Exercise directions: Skip all pictures. Write out the data below from its first line through the line that contains "Chart.register(...registerables);".

## begin

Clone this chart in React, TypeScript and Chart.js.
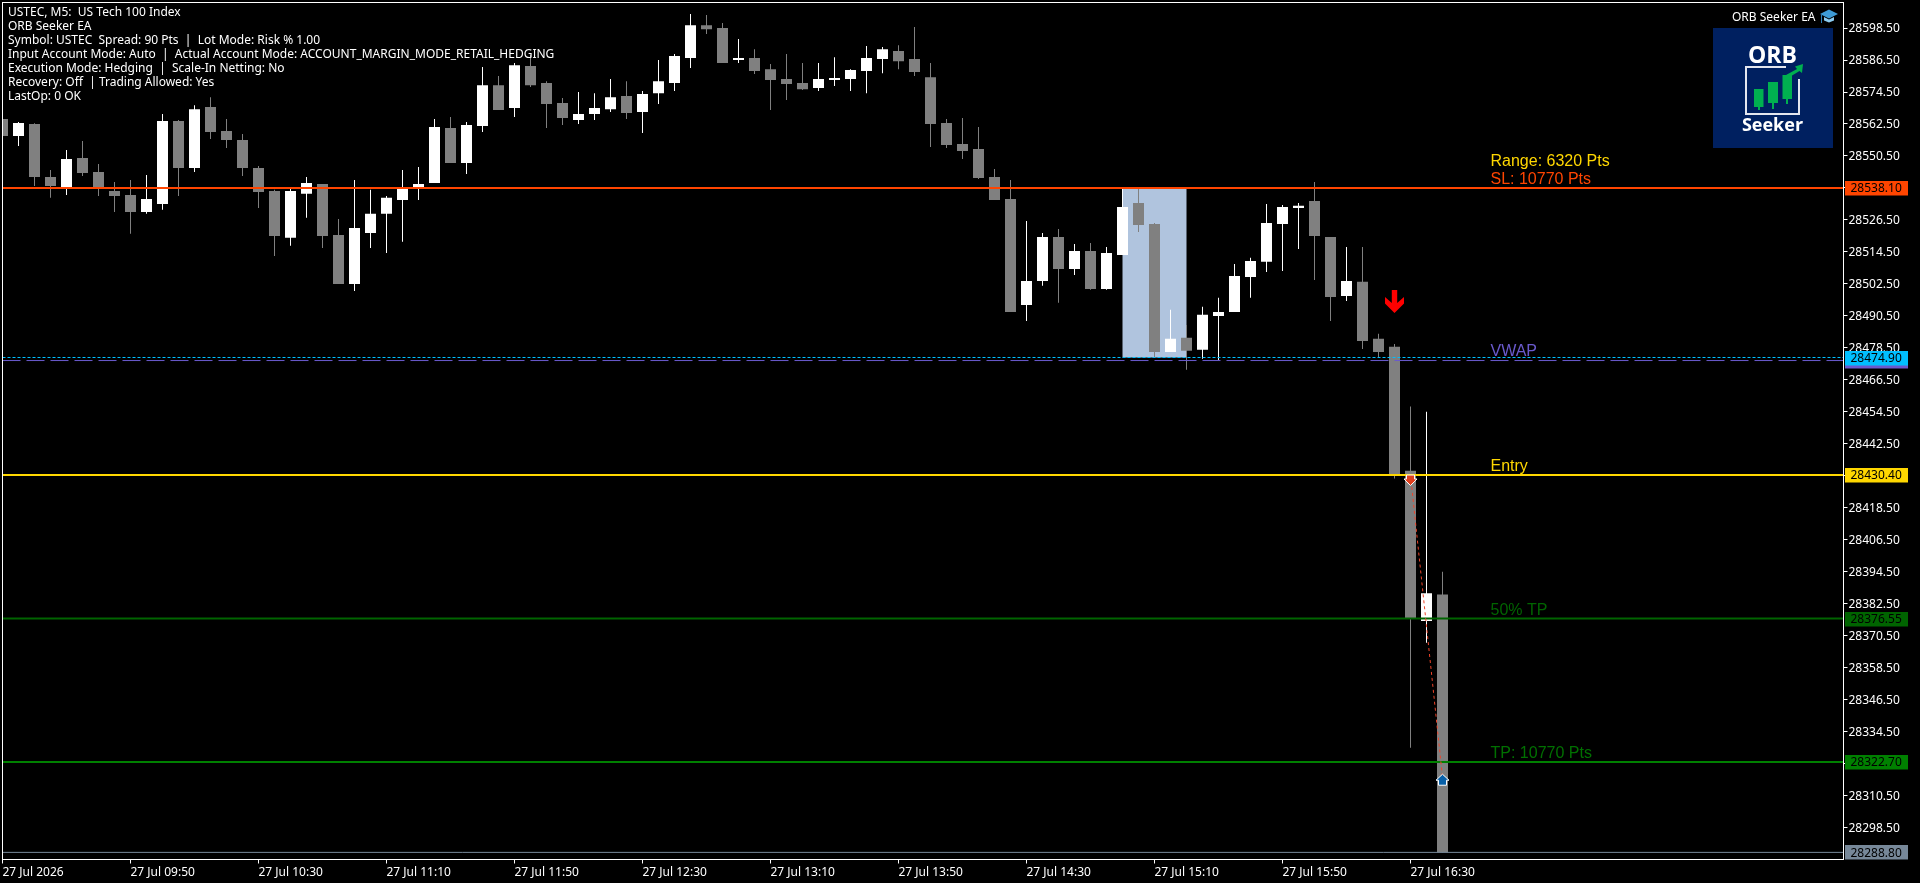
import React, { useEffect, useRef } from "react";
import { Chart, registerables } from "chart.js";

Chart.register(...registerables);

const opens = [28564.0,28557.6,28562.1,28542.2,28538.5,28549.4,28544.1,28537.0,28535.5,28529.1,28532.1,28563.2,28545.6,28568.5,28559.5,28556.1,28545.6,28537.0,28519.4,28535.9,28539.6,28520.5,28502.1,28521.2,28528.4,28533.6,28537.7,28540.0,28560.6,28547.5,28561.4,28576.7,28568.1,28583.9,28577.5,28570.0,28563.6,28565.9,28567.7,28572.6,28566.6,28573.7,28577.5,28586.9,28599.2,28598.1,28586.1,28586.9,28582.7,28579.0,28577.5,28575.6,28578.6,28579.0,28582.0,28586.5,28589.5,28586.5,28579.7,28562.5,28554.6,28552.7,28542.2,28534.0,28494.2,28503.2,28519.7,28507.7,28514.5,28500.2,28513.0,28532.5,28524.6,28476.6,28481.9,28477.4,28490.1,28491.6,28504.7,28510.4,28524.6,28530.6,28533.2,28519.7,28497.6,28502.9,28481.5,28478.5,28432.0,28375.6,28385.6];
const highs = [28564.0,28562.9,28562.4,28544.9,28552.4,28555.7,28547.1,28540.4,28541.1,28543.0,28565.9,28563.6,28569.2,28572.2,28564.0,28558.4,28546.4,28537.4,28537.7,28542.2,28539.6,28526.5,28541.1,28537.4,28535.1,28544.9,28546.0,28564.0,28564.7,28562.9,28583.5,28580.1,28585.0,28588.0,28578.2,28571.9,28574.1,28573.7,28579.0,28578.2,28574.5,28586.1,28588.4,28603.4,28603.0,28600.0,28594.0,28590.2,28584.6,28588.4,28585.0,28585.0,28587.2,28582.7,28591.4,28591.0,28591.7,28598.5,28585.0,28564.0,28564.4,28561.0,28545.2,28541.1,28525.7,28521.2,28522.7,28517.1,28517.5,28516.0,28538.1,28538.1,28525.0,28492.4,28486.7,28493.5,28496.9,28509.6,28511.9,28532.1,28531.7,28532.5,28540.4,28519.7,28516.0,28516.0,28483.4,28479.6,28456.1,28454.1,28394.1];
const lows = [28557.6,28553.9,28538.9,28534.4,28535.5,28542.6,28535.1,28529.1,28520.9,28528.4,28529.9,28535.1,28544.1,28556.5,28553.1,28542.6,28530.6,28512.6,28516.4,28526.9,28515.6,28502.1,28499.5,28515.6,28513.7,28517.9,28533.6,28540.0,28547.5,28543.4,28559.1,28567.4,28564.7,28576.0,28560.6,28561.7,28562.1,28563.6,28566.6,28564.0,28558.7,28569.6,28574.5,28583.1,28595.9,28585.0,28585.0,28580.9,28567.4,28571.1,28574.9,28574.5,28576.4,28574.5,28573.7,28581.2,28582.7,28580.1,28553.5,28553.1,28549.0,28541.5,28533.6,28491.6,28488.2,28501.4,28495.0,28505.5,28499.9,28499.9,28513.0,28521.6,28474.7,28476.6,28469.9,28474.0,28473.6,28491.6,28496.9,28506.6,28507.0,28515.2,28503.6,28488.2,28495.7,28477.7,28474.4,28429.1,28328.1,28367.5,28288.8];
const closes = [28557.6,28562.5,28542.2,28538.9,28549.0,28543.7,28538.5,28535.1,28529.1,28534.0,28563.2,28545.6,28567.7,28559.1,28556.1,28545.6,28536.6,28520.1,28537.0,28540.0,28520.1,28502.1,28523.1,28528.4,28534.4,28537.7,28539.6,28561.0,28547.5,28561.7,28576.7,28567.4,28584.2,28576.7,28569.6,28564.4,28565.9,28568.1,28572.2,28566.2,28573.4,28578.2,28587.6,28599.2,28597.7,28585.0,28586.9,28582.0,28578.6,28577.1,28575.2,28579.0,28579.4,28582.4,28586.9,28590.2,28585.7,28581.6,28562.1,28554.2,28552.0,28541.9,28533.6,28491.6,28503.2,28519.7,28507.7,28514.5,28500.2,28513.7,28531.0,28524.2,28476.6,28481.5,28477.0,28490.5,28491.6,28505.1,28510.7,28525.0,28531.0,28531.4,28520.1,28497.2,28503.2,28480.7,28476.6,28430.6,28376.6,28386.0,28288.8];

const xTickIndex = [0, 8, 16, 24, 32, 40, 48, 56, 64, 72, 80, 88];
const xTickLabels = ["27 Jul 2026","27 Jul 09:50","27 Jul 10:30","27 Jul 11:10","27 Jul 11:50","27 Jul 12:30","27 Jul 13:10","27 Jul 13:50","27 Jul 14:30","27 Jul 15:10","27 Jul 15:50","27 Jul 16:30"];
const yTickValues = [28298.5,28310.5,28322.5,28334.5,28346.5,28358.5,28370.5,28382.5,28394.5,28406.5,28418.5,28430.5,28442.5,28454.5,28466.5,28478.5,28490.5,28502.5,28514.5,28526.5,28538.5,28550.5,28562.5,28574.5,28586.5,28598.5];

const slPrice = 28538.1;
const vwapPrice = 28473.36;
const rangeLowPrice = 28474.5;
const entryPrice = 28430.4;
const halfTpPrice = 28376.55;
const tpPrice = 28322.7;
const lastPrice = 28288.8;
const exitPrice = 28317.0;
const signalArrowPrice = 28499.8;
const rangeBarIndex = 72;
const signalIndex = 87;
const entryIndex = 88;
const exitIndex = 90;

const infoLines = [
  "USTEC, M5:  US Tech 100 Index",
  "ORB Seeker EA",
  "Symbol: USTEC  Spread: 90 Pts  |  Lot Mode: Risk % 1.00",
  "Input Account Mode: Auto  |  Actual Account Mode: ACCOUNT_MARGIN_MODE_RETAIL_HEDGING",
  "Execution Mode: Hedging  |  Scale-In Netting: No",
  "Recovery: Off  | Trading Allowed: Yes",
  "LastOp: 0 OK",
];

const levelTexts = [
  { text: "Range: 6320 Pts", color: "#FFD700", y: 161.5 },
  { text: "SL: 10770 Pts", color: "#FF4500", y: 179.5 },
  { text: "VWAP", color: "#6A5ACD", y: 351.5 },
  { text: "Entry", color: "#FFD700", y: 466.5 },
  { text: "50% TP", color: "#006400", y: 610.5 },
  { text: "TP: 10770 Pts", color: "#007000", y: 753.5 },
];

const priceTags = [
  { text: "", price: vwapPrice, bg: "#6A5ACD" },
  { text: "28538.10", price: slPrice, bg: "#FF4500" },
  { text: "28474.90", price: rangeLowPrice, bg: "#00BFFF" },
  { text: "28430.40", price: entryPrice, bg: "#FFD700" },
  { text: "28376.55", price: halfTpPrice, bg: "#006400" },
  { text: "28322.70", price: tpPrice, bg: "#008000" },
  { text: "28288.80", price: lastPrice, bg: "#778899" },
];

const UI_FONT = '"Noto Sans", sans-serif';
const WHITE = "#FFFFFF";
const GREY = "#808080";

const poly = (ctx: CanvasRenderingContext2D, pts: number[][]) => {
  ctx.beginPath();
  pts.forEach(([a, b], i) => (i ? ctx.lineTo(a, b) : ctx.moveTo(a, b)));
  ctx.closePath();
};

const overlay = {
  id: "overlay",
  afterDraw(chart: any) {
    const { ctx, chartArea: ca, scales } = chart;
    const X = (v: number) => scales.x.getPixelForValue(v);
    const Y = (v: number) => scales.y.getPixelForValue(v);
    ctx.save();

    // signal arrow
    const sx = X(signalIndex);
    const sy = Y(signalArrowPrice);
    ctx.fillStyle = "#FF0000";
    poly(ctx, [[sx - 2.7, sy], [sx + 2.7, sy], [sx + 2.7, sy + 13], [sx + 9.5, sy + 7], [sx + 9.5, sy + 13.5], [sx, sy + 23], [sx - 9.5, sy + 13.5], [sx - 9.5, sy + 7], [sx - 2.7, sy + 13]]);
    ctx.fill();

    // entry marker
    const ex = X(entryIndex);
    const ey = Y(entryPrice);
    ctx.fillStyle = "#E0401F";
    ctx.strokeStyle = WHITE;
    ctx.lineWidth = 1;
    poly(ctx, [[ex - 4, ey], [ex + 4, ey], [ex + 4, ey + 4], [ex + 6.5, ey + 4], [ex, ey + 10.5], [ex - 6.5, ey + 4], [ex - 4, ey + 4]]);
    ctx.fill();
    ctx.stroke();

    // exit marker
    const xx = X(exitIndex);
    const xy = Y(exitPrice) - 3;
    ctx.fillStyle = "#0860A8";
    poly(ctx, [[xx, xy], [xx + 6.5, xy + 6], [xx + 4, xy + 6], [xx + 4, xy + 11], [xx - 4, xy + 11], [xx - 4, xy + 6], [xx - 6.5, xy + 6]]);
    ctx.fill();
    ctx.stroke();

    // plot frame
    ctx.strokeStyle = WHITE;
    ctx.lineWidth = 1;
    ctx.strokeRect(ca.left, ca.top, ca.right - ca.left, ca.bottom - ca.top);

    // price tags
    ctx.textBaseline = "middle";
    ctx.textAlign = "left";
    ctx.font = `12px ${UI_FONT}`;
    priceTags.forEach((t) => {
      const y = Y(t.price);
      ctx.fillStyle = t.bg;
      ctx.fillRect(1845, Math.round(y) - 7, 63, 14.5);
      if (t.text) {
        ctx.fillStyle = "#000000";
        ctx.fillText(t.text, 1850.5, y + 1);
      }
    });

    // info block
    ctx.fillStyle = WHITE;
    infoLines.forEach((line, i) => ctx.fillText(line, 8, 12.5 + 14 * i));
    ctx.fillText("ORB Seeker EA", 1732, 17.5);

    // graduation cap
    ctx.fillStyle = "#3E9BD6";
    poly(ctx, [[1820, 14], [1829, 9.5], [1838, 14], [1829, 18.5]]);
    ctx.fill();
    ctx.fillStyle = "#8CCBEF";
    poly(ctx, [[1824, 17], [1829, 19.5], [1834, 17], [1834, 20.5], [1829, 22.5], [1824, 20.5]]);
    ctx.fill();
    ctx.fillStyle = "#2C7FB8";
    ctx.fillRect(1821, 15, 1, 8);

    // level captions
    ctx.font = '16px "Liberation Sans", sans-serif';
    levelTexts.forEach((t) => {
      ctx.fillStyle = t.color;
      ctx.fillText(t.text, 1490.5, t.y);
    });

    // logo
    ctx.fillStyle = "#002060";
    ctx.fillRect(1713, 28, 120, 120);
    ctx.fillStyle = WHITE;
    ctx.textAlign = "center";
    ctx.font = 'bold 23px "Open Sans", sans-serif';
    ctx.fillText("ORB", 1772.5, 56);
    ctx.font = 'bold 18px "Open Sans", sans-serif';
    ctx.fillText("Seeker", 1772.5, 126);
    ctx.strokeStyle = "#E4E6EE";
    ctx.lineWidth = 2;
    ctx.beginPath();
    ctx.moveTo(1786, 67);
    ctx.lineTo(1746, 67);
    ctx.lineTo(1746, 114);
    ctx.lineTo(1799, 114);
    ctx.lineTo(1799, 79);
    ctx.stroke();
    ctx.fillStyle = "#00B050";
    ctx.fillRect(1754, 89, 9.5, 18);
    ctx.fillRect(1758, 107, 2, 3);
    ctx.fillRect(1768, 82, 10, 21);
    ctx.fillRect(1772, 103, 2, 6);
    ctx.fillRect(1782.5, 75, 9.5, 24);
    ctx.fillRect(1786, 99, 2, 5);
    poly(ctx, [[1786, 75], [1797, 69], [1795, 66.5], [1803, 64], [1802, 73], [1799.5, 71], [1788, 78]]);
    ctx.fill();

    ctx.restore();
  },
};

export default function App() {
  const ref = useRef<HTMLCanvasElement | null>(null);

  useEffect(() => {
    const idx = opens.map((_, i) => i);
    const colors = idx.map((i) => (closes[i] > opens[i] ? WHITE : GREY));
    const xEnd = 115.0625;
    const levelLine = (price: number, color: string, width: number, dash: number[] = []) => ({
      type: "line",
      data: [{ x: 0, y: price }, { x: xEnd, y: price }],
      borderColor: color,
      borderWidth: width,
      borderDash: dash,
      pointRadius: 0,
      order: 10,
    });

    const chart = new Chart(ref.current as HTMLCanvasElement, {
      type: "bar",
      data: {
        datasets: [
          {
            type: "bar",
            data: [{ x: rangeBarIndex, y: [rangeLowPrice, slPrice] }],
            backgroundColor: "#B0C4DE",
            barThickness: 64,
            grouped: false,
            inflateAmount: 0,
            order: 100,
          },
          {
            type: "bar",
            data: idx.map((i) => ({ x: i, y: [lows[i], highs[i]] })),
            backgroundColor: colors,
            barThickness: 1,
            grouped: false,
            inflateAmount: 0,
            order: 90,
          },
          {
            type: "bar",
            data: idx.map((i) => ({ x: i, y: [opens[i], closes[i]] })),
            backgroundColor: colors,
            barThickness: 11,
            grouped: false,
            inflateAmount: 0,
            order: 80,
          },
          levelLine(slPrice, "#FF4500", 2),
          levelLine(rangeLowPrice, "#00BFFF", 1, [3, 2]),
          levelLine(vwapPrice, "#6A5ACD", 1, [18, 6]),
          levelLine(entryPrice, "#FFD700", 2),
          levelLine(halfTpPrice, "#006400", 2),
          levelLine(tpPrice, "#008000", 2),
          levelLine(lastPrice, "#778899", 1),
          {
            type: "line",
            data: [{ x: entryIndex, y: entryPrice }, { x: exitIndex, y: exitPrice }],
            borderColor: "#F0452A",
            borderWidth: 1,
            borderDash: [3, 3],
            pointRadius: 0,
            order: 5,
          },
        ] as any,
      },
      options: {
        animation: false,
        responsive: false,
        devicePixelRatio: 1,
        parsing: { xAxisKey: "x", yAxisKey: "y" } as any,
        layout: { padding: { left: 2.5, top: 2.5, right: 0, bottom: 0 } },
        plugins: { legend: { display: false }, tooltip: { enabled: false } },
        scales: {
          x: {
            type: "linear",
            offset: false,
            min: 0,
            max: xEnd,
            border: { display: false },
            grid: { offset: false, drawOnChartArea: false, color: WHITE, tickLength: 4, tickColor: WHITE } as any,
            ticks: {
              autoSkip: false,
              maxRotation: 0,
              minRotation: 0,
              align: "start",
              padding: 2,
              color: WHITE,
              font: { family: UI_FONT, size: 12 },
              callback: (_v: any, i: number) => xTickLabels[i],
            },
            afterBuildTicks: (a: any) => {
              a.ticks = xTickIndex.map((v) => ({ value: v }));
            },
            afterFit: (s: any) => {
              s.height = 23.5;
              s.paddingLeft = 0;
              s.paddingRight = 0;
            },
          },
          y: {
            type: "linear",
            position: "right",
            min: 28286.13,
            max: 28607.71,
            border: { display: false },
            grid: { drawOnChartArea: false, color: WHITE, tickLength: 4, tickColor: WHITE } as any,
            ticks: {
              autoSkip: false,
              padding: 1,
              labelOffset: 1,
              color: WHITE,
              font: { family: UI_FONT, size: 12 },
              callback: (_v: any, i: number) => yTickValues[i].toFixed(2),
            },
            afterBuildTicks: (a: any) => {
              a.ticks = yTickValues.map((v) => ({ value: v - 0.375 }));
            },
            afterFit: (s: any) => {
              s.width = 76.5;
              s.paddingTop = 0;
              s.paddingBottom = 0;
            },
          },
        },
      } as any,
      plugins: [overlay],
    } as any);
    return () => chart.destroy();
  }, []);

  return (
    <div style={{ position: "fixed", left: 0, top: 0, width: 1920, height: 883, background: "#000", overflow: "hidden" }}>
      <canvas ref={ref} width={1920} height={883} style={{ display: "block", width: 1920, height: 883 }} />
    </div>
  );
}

## end

Exercise answer:
Clone this chart in React, TypeScript and Chart.js.
import React, { useEffect, useRef } from "react";
import { Chart, registerables } from "chart.js";

Chart.register(...registerables);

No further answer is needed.